On Sun, Oct 8, 2023 at 3:57 PM Christoph Moench-Tegeder <cmt@burggraben.net>
wrote:

Show quoted text

## Fabrice Chapuis (fabrice636861@gmail.com):

From a conceptual point of view I think that specific wals per

subscription

should be used and stored in the pg_replslot folder in order to avoid
working directly on the wals of the instance.
What do you think about this proposal?

I think that would open a wholly new can of worms.
The most obvious point here is: that WAL is primarily generated for
the operation of the database itself - it's our kind of transaction
log, or "Redo Log" in other systems' lingo. Replication (be it physical
or logical) is a secondary purpose (an obvious and important one, but
still secondary).
How would you know which part of WAL is needed for any specific
replication slot? You'd have to decode and filter it, and already
you're back at square one.
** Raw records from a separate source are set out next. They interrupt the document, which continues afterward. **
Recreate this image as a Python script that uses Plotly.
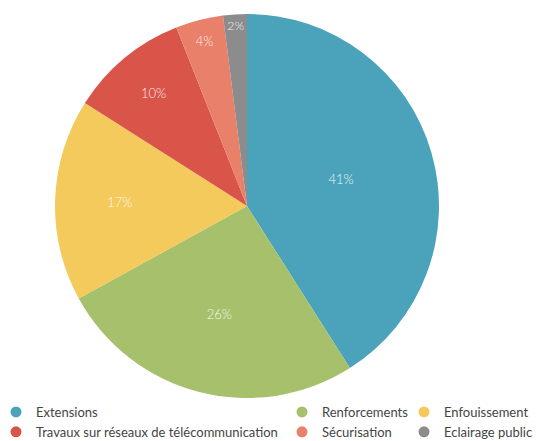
import plotly.graph_objects as go

labels = ["Extensions", "Renforcements", "Enfouissement",
          "Travaux sur réseaux de télécommunication", "Sécurisation", "Eclairage public"]
values = [41, 26, 17, 10, 4, 2]
colors = ["#4ba3bb", "#a7c06b", "#f3ca5b", "#d9554a", "#e8806a", "#8c8c8c"]
legend_groups = ["legend", "legend2", "legend3", "legend", "legend2", "legend3"]

W, H = 544, 441
cx, cy, R = 247, 206, 192

fig = go.Figure()
fig.add_trace(go.Pie(
    labels=labels, values=values, sort=False, direction="clockwise", rotation=0,
    marker=dict(colors=colors, line=dict(width=0)),
    texttemplate="%{percent:.0%}", textposition="inside", insidetextorientation="horizontal",
    textfont=dict(family="Lato", size=13, color="rgba(255,255,255,0.92)", weight=300),
    showlegend=False, hoverinfo="label+percent",
    domain=dict(x=[(cx - R) / W, (cx + R) / W], y=[1 - (cy + R) / H, 1 - (cy - R) / H]),
))

for lab, col, lg in zip(labels, colors, legend_groups):
    fig.add_trace(go.Scatter(
        x=[None], y=[None], mode="markers", name=lab,
        marker=dict(color=col, size=11, symbol="circle"),
        legend=lg, showlegend=True,
    ))

leg_common = dict(orientation="v", yanchor="top", xanchor="left", y=1 - 397 / H,
                  font=dict(family="Lato", size=13, color="#444444"),
                  bgcolor="rgba(0,0,0,0)", itemwidth=30, tracegroupgap=0)

fig.update_layout(
    width=W, height=H, margin=dict(l=0, r=0, t=0, b=0, autoexpand=False),
    paper_bgcolor="white", plot_bgcolor="white",
    xaxis=dict(visible=False), yaxis=dict(visible=False),
    legend=dict(x=(36 - 40) / W, **leg_common),
    legend2=dict(x=(322 - 40) / W, **leg_common),
    legend3=dict(x=(444 - 40) / W, **leg_common),
)

fig.write_html("out.html", config={"displayModeBar": False},
               post_script="document.body.style.margin='0px';")
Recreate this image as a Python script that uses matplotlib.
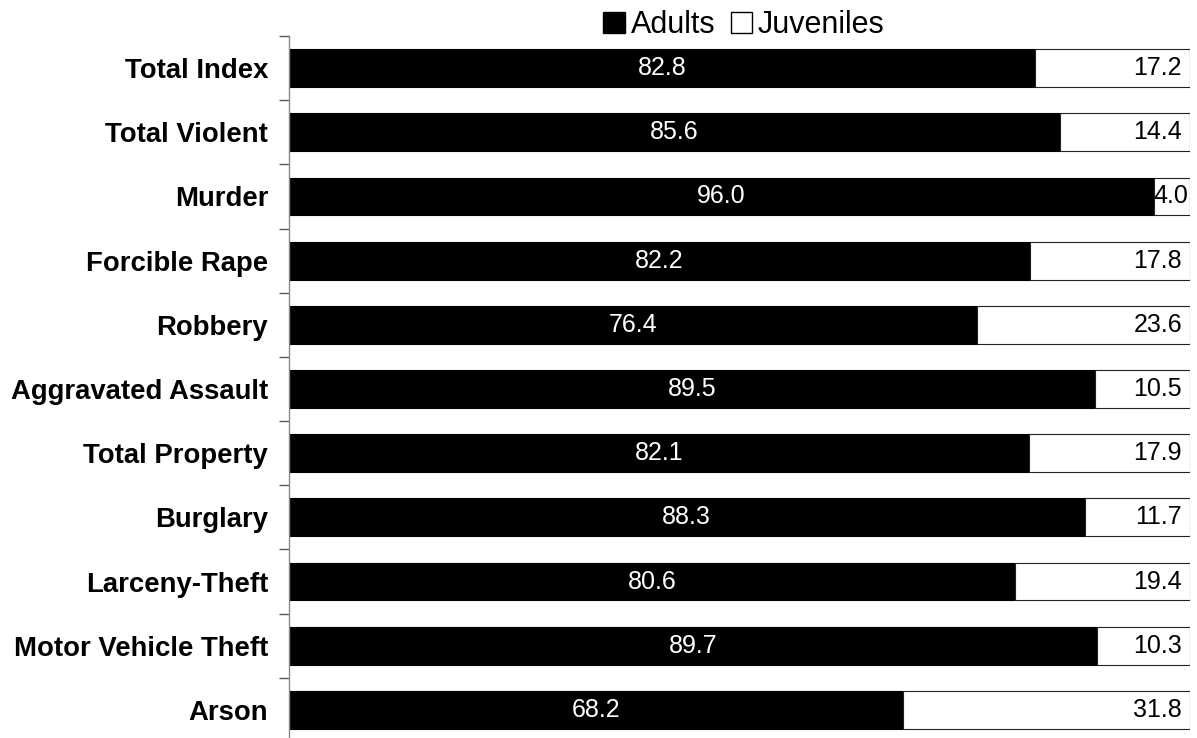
import matplotlib.pyplot as plt
import numpy as np
from matplotlib.patches import Patch

plt.rcParams['font.family'] = ['Liberation Sans', 'DejaVu Sans']

categorias = ["Total Index", "Total Violent", "Murder", "Forcible Rape", "Robbery",
              "Aggravated Assault", "Total Property", "Burglary", "Larceny-Theft",
              "Motor Vehicle Theft", "Arson"]
adultos = [82.8, 85.6, 96.0, 82.2, 76.4, 89.5, 82.1, 88.3, 80.6, 89.7, 68.2]
juvenis = [17.2, 14.4, 4.0, 17.8, 23.6, 10.5, 17.9, 11.7, 19.4, 10.3, 31.8]

W, H = 1197, 738
fig = plt.figure(figsize=(W / 100, H / 100), dpi=100)
ax = fig.add_axes([289 / W, (H - 742) / H, (1190 - 289) / W, (742 - 36) / H])

y = np.arange(len(categorias))
altura = 0.59

ax.barh(y, adultos, height=altura, color="black", edgecolor="black", linewidth=0.8)
ax.barh(y, juvenis, left=adultos, height=altura, color="white", edgecolor="#222222", linewidth=0.8)

ax.set_xlim(0, 100)
ax.set_ylim(len(categorias) - 0.5, -0.5)

renderer = fig.canvas.get_renderer()
for i in range(len(categorias)):
    ax.text(adultos[i] / 2, y[i], f"{adultos[i]:.1f}", color="white",
            ha="center", va="center", fontsize=18)
    t = ax.text(99.1, y[i], f"{juvenis[i]:.1f}", color="black",
                ha="right", va="center", fontsize=18)
    # se o texto não cabe na parte branca, encosta na borda direita
    bb = t.get_window_extent(renderer)
    x_borda = ax.transData.transform((adultos[i], 0))[0]
    if bb.x0 < x_borda + 1:
        t.set_x(99.85)

ax.set_yticks(y)
ax.set_yticklabels(categorias, fontsize=19.8, fontweight="bold")
ax.tick_params(axis="y", length=0, pad=15)
ax.set_yticks(np.arange(-0.5, len(categorias), 1), minor=True)
ax.tick_params(axis="y", which="minor", length=7, color="#555555", width=1)
ax.set_xticks([])

for lado in ["top", "right", "bottom"]:
    ax.spines[lado].set_visible(False)
ax.spines["left"].set_color("#888888")
ax.spines["left"].set_linewidth(1)

legenda = [Patch(facecolor="black", edgecolor="black", label="Adults"),
           Patch(facecolor="white", edgecolor="black", label="Juveniles")]
fig.legend(handles=legenda, loc="center", bbox_to_anchor=(744 / W, 1 - 25 / H),
           ncol=2, frameon=False, fontsize=22, handlelength=0.7, handleheight=0.7,
           handletextpad=0.2, columnspacing=0.5, borderpad=0)

fig.savefig("out.png", dpi=100)
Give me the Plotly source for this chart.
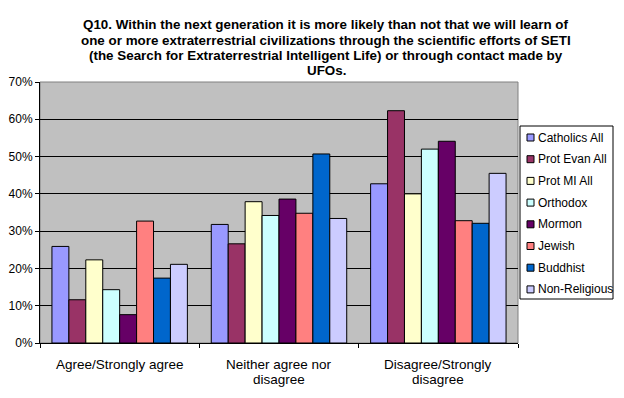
import plotly.graph_objects as go

categories = ["Agree/Strongly agree", "Neither agree nor<br>disagree", "Disagree/Strongly<br>disagree"]
series_names = ["Catholics All", "Prot Evan All", "Prot MI All", "Orthodox", "Mormon", "Jewish", "Buddhist", "Non-Religious"]
catholics = [25.9, 31.8, 42.7]
prot_evan = [11.6, 26.6, 62.3]
prot_mi = [22.3, 37.9, 40.0]
orthodox = [14.3, 34.2, 52.0]
mormon = [7.6, 38.6, 54.1]
jewish = [32.7, 34.8, 32.8]
buddhist = [17.4, 50.7, 32.1]
non_religious = [21.1, 33.4, 45.5]
series_values = [catholics, prot_evan, prot_mi, orthodox, mormon, jewish, buddhist, non_religious]
colors = ["#9999FF", "#993366", "#FFFFCC", "#CCFFFF", "#660066", "#FF8080", "#0066CC", "#CCCCFF"]
tick_vals = [0, 10, 20, 30, 40, 50, 60, 70]
tick_text = ["0%", "10%", "20%", "30%", "40%", "50%", "60%", "70%"]
title_lines = [
    "Q10. Within the next generation it is more likely than not that we will learn of",
    "one or more extraterrestrial civilizations through the scientific efforts of SETI",
    "(the Search for Extraterrestrial Intelligent Life) or through contact made by",
    "UFOs.",
]

# page body has an 8px margin; work in window pixel coordinates and shift
OFF = 8
W, H = 624 - OFF, 398 - OFF
L, R, T, B = 40 - OFF, 518 - OFF, 82 - OFF, 343 - OFF
FONT = "Arial, Liberation Sans, sans-serif"


def px_x(x):
    return (x - OFF - L) / (R - L)


def px_y(y):
    return (B - (y - OFF)) / (B - T)


fig = go.Figure()
for name, vals, col in zip(series_names, series_values, colors):
    fig.add_trace(go.Bar(
        x=categories, y=vals, name=name, showlegend=False,
        marker=dict(color=col, line=dict(color="black", width=1)),
    ))

fig.update_layout(
    width=W, height=H,
    paper_bgcolor="white",
    plot_bgcolor="#C0C0C0",
    font=dict(family=FONT, size=12, color="black"),
    margin=dict(l=L, r=W - R, t=T, b=H - B, autoexpand=False),
    barmode="group", bargap=0.15, bargroupgap=0,
    showlegend=False,
)
fig.update_yaxes(range=[0, 70], tickvals=tick_vals, ticktext=tick_text,
                 showgrid=True, gridcolor="black", gridwidth=1,
                 showline=True, linecolor="black", linewidth=1,
                 ticks="outside", ticklen=4, tickcolor="black",
                 tickfont=dict(size=12), zeroline=False)
fig.update_xaxes(showline=True, linecolor="black", linewidth=1,
                 ticks="outside", ticklen=4, tickcolor="black", tickson="boundaries",
                 showticklabels=False)
fig.add_shape(type="rect", xref="paper", yref="paper", x0=0, x1=1, y0=0, y1=1,
              line=dict(color="#808080", width=1), layer="below")

# category labels (placed on the category axis)
for cat in categories:
    for j, part in enumerate(cat.split("<br>")):
        fig.add_annotation(text=part, xref="x", yref="paper", x=cat,
                           y=px_y(364 + 15 * j), xanchor="center", yanchor="middle",
                           showarrow=False, font=dict(size=13.5, family=FONT, color="black"))

# title lines
for i, line in enumerate(title_lines):
    fig.add_annotation(text="<b>" + line + "</b>", xref="paper", yref="paper",
                       x=px_x(326), y=px_y(25 + i * 15.2), xanchor="center", yanchor="middle",
                       showarrow=False, font=dict(size=13.4, family=FONT, color="black"))

# custom legend
fig.add_shape(type="rect", xref="paper", yref="paper",
              x0=px_x(520), x1=px_x(613), y0=px_y(126), y1=px_y(299),
              line=dict(color="black", width=1), fillcolor="white")
for i, (name, col) in enumerate(zip(series_names, colors)):
    yc = 137.5 + i * 21.7
    fig.add_shape(type="rect", xref="paper", yref="paper",
                  x0=px_x(527), x1=px_x(534), y0=px_y(yc - 3.5), y1=px_y(yc + 3.5),
                  line=dict(color="black", width=1), fillcolor=col)
    fig.add_annotation(text=name, xref="paper", yref="paper",
                       x=px_x(536), y=px_y(yc), xanchor="left", yanchor="middle",
                       showarrow=False, font=dict(size=12, family=FONT, color="black"))

fig.write_html("out.html")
How would you handle multiple replications
for the same table (in the same publication, or even over multiple
(overlapping) publications) - do you multiply the WAL?

For now, we have "any replication using replication slots, be it logical
or physical replication, retains WAL up to max_slot_wal_keep_size
(or "unlimited" if not set - and on PostgreSQL 12 and before); and you
need to monitor the state of your replication slots", which is a
totally usabe rule, I think.

Regards,
Christoph

--
Spare Space